“What is your nom de jeune fille?” the banker asked me, as he entered my vital info in his computer to open my account. Jeune means young and fille is girl, or daughter, but the phrase jeune fille means something else altogether. A teenage girl, or a woman in her twenties. A sweet young thing, a hot chick, or as they say here, a nana (which is not a synonym for grandma, believe me). What’s my hot chick name? I don’t know? Can I make one up?
I didn’t say that, though. Instead, I asked, “The name of my daughter?” and started to spell it.
“No, your name before you were married.”
My maiden name. Because a jeune fille is also a maiden (or at least she was in Shakespeare’s time). A mademoiselle.

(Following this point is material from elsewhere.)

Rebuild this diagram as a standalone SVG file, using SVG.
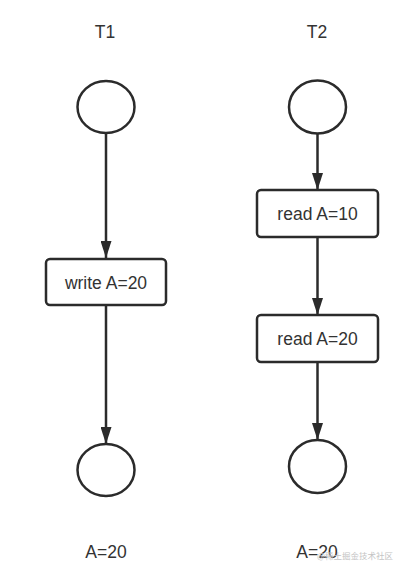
<svg xmlns="http://www.w3.org/2000/svg" width="406" height="575" viewBox="0 0 406 575">
<defs>
<style>
.shape{fill:#fff;stroke:#2b2b2b;stroke-width:2.5}
.lbl{font-family:"Liberation Sans",Arial,sans-serif;font-size:17.5px;fill:#333;text-anchor:middle}
.edge{stroke:#2b2b2b;stroke-width:2.5;fill:none}
.wm{font-family:"Noto Sans CJK SC",sans-serif;font-size:8.5px;fill:#c4c4c4;text-anchor:end}
</style>
<marker id="arr" viewBox="0 0 17 11" refX="17" refY="5.5" markerUnits="userSpaceOnUse" markerWidth="17" markerHeight="11" orient="auto">
<path d="M0,0 L17,5.5 L0,11 Z" fill="#2b2b2b"/>
</marker>
</defs>
<rect width="406" height="575" fill="#fff"/>
<text class="lbl" x="105" y="38">T1</text>
<text class="lbl" x="317" y="38">T2</text>
<g id="connectors">
<path class="edge" d="M106,133 L106,258" marker-end="url(#arr)"/>
<path class="edge" d="M106,305 L106,444" marker-end="url(#arr)"/>
<path class="edge" d="M317.5,134 L317.5,190" marker-end="url(#arr)"/>
<path class="edge" d="M317.5,237 L317.5,315" marker-end="url(#arr)"/>
<path class="edge" d="M317.5,362 L317.5,440" marker-end="url(#arr)"/>
</g>
<g id="t1-start"><ellipse class="shape" cx="106" cy="107" rx="28.5" ry="26"/></g>
<g id="t1-write"><rect class="shape" x="46" y="259" width="120" height="46" rx="4"/><text class="lbl" x="106" y="288.5">write A=20</text></g>
<g id="t1-end"><ellipse class="shape" cx="106" cy="470" rx="28.5" ry="26"/></g>
<g id="t2-start"><ellipse class="shape" cx="317.5" cy="107" rx="28.5" ry="26.5"/></g>
<g id="t2-read1"><rect class="shape" x="257" y="190" width="121" height="47" rx="4"/><text class="lbl" x="317.5" y="220">read A=10</text></g>
<g id="t2-read2"><rect class="shape" x="257" y="315" width="121" height="47" rx="4"/><text class="lbl" x="317.5" y="345">read A=20</text></g>
<g id="t2-end"><ellipse class="shape" cx="317.5" cy="466.5" rx="28.5" ry="26.5"/></g>
<text class="lbl" x="106" y="558">A=20</text>
<text class="lbl" x="317" y="558">A=20</text>
<text class="wm" x="393" y="559">@稀土掘金技术社区</text>
</svg>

“We have to ask whether you want to use your maiden name,” he said. “And we have to use Madame, whether you are married or not. It’s a new law.”
“Really?” I asked.
“Everyone received a memo from the government. It’s illegal to use Mademoiselle anymore.”
“We got the memo, too,” said the woman from human resources, who was acting as our intermediary (because, apparently, it’s next-to-impossible to open an account without a connection).
“You can’t even call children Mademoiselle?” my husband asked. He was trying to endear himself to our French bureaucrats by engaging in the small talk we’ve been told is essential to doing any business here. If a fifteen-minute transaction takes an hour, count it successsful, because it’s all about “relationship building.”
“If fillettes start opening bank accounts, imagine, I’ll have to call them Madame!” our banker chuckled. I wondered, but didn’t ask, why little girls need titles at all.
Our previous account, at a different bank, listed our names (without asking how we wanted them) as M ou Mme James Harrigan, or Mr. and Mrs. James Harrigan. A title is not just symbolic, but practical, since this one caused many wasted hours trying to track international wire transfers that were unable to make the connection from Mrs. James Harrigan to me. I had disappeared.
But I’m back. I can’t choose my own nom de jeune fille, but I can invent a nom de plume. Candy? Bunny? Gigi? Perhaps something, like the phrase jeune fille itself, which seems to mean so many different things to so many different people—young but not too young, innocent and old-fashioned, worldly and nubile—at the same time.